■ **Exercise details**:
Make an exact copy of all the material below, apart from the pictures.

■ **Recorded information**:
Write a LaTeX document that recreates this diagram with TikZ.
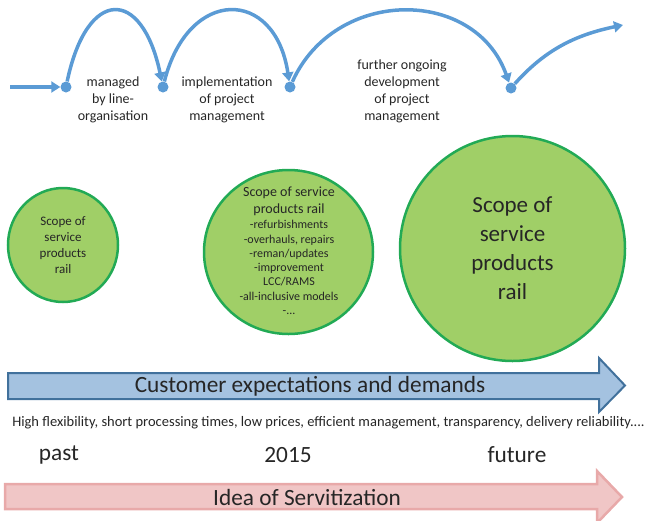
\documentclass[tikz,border=0pt]{standalone}
\usepackage{fontspec}
\setmainfont{Carlito}
\usetikzlibrary{arrows.meta,shapes.geometric}
\definecolor{curveblue}{HTML}{5B9BD5}
\definecolor{txt}{HTML}{262626}
\definecolor{gfill}{HTML}{A0CF67}
\definecolor{gdraw}{HTML}{22AA55}
\definecolor{bfill}{HTML}{A4C2E0}
\definecolor{bdraw}{HTML}{41719C}
\definecolor{pfill}{HTML}{F0C6C6}
\definecolor{pdraw}{HTML}{E8A9A9}
\tikzset{
  dotnode/.style={circle,fill=curveblue,inner sep=0pt,minimum size=11pt},
  flow/.style={draw=curveblue,line width=3.5pt,-{Triangle[length=9pt,width=11pt]}},
  lbl/.style={text=txt,align=center,inner sep=0pt,font=\fontsize{14}{17}\selectfont},
  scope/.style={ellipse,draw=gdraw,fill=gfill,line width=2.5pt,inner sep=0pt},
  big/.style={text=txt,inner sep=0pt,font=\fontsize{23.3}{28}\selectfont},
}
\begin{document}
\begin{tikzpicture}[x=1pt,y=-1pt]
\useasboundingbox (0,0) rectangle (648,520);
% top process curve
\coordinate (s) at (10,87);
\node[dotnode] (d1) at (66,87) {};
\node[dotnode] (d2) at (163,87) {};
\node[dotnode] (d3) at (290,87) {};
\node[dotnode] (d4) at (511,88) {};
\coordinate (e) at (623,25);
\draw[flow] (s) -- (d1);
\draw[flow] (d1) .. controls (87,-13) and (142,-13) .. (d2);
\draw[flow] (d2) .. controls (188,-13) and (275,-13) .. (d3);
\draw[flow] (d3) .. controls (335,-13) and (475,-13) .. (d4);
\draw[flow] (d4) .. controls (545,50) and (575,35) .. (e);
\node[lbl] (l1) at (113,100) {managed\\by line-\\organisation};
\node[lbl] (l2) at (227,100) {implementation\\of project\\management};
\node[lbl] (l3) at (402,91) {further ongoing\\development\\of project\\management};
% circles
\node[scope,minimum width=110pt,minimum height=114pt] (c1) at (63,245) {};
\node[text=txt,align=center,inner sep=0pt,font=\fontsize{13}{16}\selectfont] (t1) at (c1.center) {Scope of\\service\\products\\rail};
\node[scope,minimum width=169pt,minimum height=164pt] (c2) at (288.5,252) {};
\node[text=txt,align=center,inner sep=0pt,font=\fontsize{14}{17}\selectfont] (t2a) at (289,201) {Scope of service\\products rail};
\node[text=txt,align=center,inner sep=0pt,font=\fontsize{12}{14.3}\selectfont] (t2b) at (289,267.5) {-refurbishments\\-overhauls, repairs\\-reman/updates\\-improvement\\LCC/RAMS\\-all-inclusive models\\-...};
\node[scope,minimum width=225pt,minimum height=225pt] (c3) at (512.5,248.5) {};
\node[text=txt,align=center,inner sep=0pt,font=\fontsize{23}{29}\selectfont] (t3) at (c3.center) {Scope of\\service\\products\\rail};
% blue arrow
\draw[draw=bdraw,fill=bfill,line width=2pt,line join=miter]
  (8,373) -- (599,373) -- (599,358) -- (625,385.5) -- (599,412) -- (599,399) -- (8,399) -- cycle;
\node[big] (cust) at (310,386) {Customer expectations and demands};
\node[text=txt,inner sep=0pt,font=\fontsize{14.5}{17}\selectfont] (hf) at (328.5,423) {High flexibility, short processing times, low prices, efficient management, transparency, delivery reliability....};
\node[big] (past) at (59,455) {past};
\node[big] (y15) at (288,455) {2015};
\node[big] (fut) at (517,455) {future};
% pink arrow
\draw[draw=pdraw,fill=pfill,line width=2.5pt,line join=miter]
  (5,484) -- (597,484) -- (597,471) -- (622,497) -- (597,523) -- (597,509) -- (5,509) -- cycle;
\node[big] (idea) at (307,497) {Idea of Servitization};
\end{tikzpicture}
\end{document}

■ **Task response**:
Write a LaTeX document that recreates this diagram with TikZ.
\documentclass[tikz,border=0pt]{standalone}
\usepackage{fontspec}
\setmainfont{Carlito}
\usetikzlibrary{arrows.meta,shapes.geometric}
\definecolor{curveblue}{HTML}{5B9BD5}
\definecolor{txt}{HTML}{262626}
\definecolor{gfill}{HTML}{A0CF67}
\definecolor{gdraw}{HTML}{22AA55}
\definecolor{bfill}{HTML}{A4C2E0}
\definecolor{bdraw}{HTML}{41719C}
\definecolor{pfill}{HTML}{F0C6C6}
\definecolor{pdraw}{HTML}{E8A9A9}
\tikzset{
  dotnode/.style={circle,fill=curveblue,inner sep=0pt,minimum size=11pt},
  flow/.style={draw=curveblue,line width=3.5pt,-{Triangle[length=9pt,width=11pt]}},
  lbl/.style={text=txt,align=center,inner sep=0pt,font=\fontsize{14}{17}\selectfont},
  scope/.style={ellipse,draw=gdraw,fill=gfill,line width=2.5pt,inner sep=0pt},
  big/.style={text=txt,inner sep=0pt,font=\fontsize{23.3}{28}\selectfont},
}
\begin{document}
\begin{tikzpicture}[x=1pt,y=-1pt]
\useasboundingbox (0,0) rectangle (648,520);
% top process curve
\coordinate (s) at (10,87);
\node[dotnode] (d1) at (66,87) {};
\node[dotnode] (d2) at (163,87) {};
\node[dotnode] (d3) at (290,87) {};
\node[dotnode] (d4) at (511,88) {};
\coordinate (e) at (623,25);
\draw[flow] (s) -- (d1);
\draw[flow] (d1) .. controls (87,-13) and (142,-13) .. (d2);
\draw[flow] (d2) .. controls (188,-13) and (275,-13) .. (d3);
\draw[flow] (d3) .. controls (335,-13) and (475,-13) .. (d4);
\draw[flow] (d4) .. controls (545,50) and (575,35) .. (e);
\node[lbl] (l1) at (113,100) {managed\\by line-\\organisation};
\node[lbl] (l2) at (227,100) {implementation\\of project\\management};
\node[lbl] (l3) at (402,91) {further ongoing\\development\\of project\\management};
% circles
\node[scope,minimum width=110pt,minimum height=114pt] (c1) at (63,245) {};
\node[text=txt,align=center,inner sep=0pt,font=\fontsize{13}{16}\selectfont] (t1) at (c1.center) {Scope of\\service\\products\\rail};
\node[scope,minimum width=169pt,minimum height=164pt] (c2) at (288.5,252) {};
\node[text=txt,align=center,inner sep=0pt,font=\fontsize{14}{17}\selectfont] (t2a) at (289,201) {Scope of service\\products rail};
\node[text=txt,align=center,inner sep=0pt,font=\fontsize{12}{14.3}\selectfont] (t2b) at (289,267.5) {-refurbishments\\-overhauls, repairs\\-reman/updates\\-improvement\\LCC/RAMS\\-all-inclusive models\\-...};
\node[scope,minimum width=225pt,minimum height=225pt] (c3) at (512.5,248.5) {};
\node[text=txt,align=center,inner sep=0pt,font=\fontsize{23}{29}\selectfont] (t3) at (c3.center) {Scope of\\service\\products\\rail};
% blue arrow
\draw[draw=bdraw,fill=bfill,line width=2pt,line join=miter]
  (8,373) -- (599,373) -- (599,358) -- (625,385.5) -- (599,412) -- (599,399) -- (8,399) -- cycle;
\node[big] (cust) at (310,386) {Customer expectations and demands};
\node[text=txt,inner sep=0pt,font=\fontsize{14.5}{17}\selectfont] (hf) at (328.5,423) {High flexibility, short processing times, low prices, efficient management, transparency, delivery reliability....};
\node[big] (past) at (59,455) {past};
\node[big] (y15) at (288,455) {2015};
\node[big] (fut) at (517,455) {future};
% pink arrow
\draw[draw=pdraw,fill=pfill,line width=2.5pt,line join=miter]
  (5,484) -- (597,484) -- (597,471) -- (622,497) -- (597,523) -- (597,509) -- (5,509) -- cycle;
\node[big] (idea) at (307,497) {Idea of Servitization};
\end{tikzpicture}
\end{document}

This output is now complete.